On the other hand, Algorand’s paradigm of stateless contracts diverges from Ethereum’s stateful contracts: rather, it resembles Bitcoin’s, where contracts are
based upon custom transaction redeem conditions. Besides these differences, Algorand natively features user-defined assets, while other platforms render them
as smart contracts (e.g., by implementing ERC20 and ERC721 interfaces in Ethereum). Overall, these differences demand for a formal model that is substantially different from the models devised for the other blockchain platforms

A formal model of Algorand smart contracts, Bartoletti1 et. al (2021), pg 18)

There is a lot to unpack in this paper and I’ve only been able to briefly ski through it.
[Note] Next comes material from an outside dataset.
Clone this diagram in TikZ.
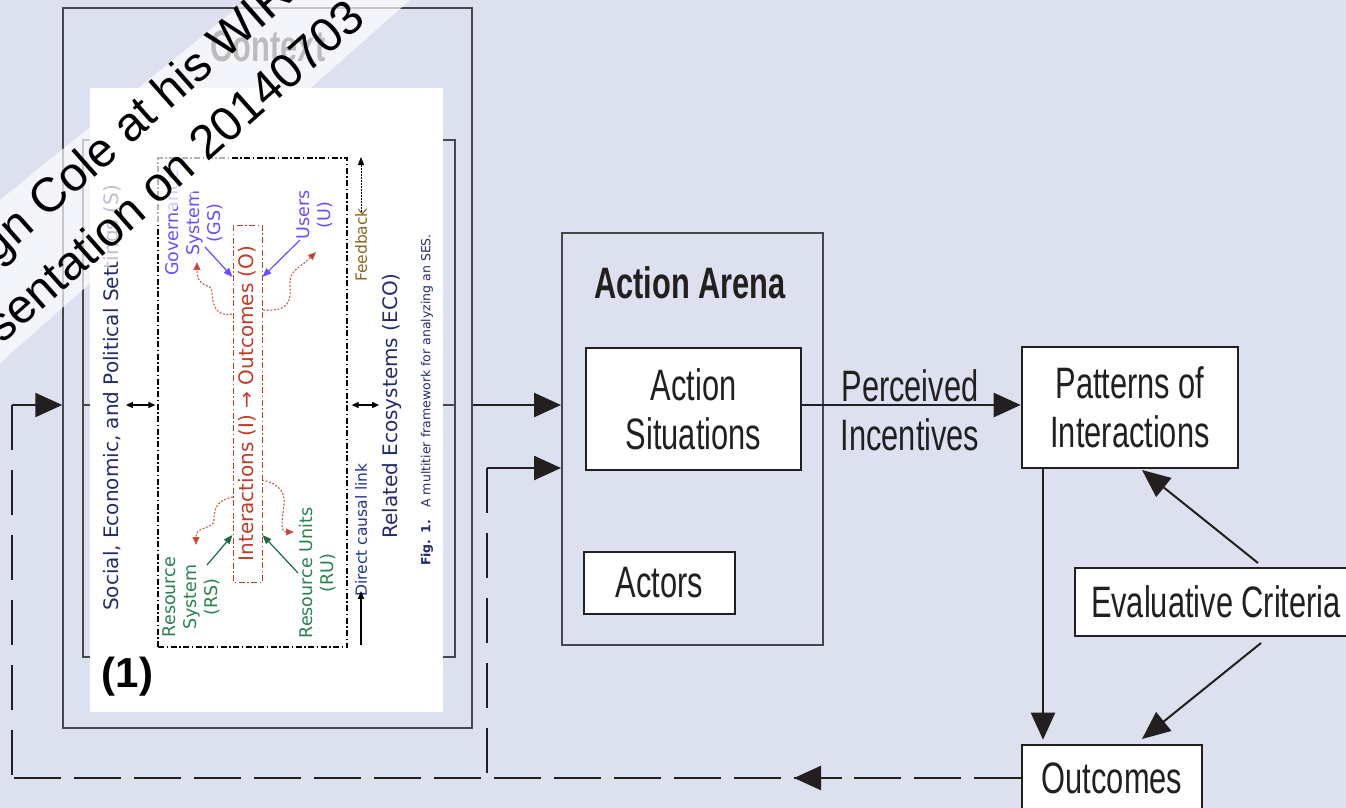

It does sound impressive I will say. I suspect the size of the Algorand blockchain may be growing at a much faster rate than Cardano’s as a result but could not find any immediate stats to back this up, save for this unverified comment:

“Roughly, running the mainnet for a year was ~120GB. The vast majority of that space is the consumed by the block certificates and not the transactions themselves.”

Alogrand forum

If this is correct then this is significantly larger than Cardano’s footprint of ~9gb. This isn’t necessarily a problem for Algorand as their consensus mechanism will still remain fast. Though I do wonder what the size will be like 5 or 10 years time, and whether it will matter.

The fundamental difference is really the choice of UTXO vs a stateless Account based model. UTXO certainly does make it harder to do certain things, where as others would be made simpler. Reading Alogrand’s whitepaper on smart contracts is certainly a good start, but it would be good to see more research performed on the benefits/drawbacks of the different accounting models with regards to smart contracts. Or alternatively – let’s wait a year and see what the quality of Dapps look like on both chains.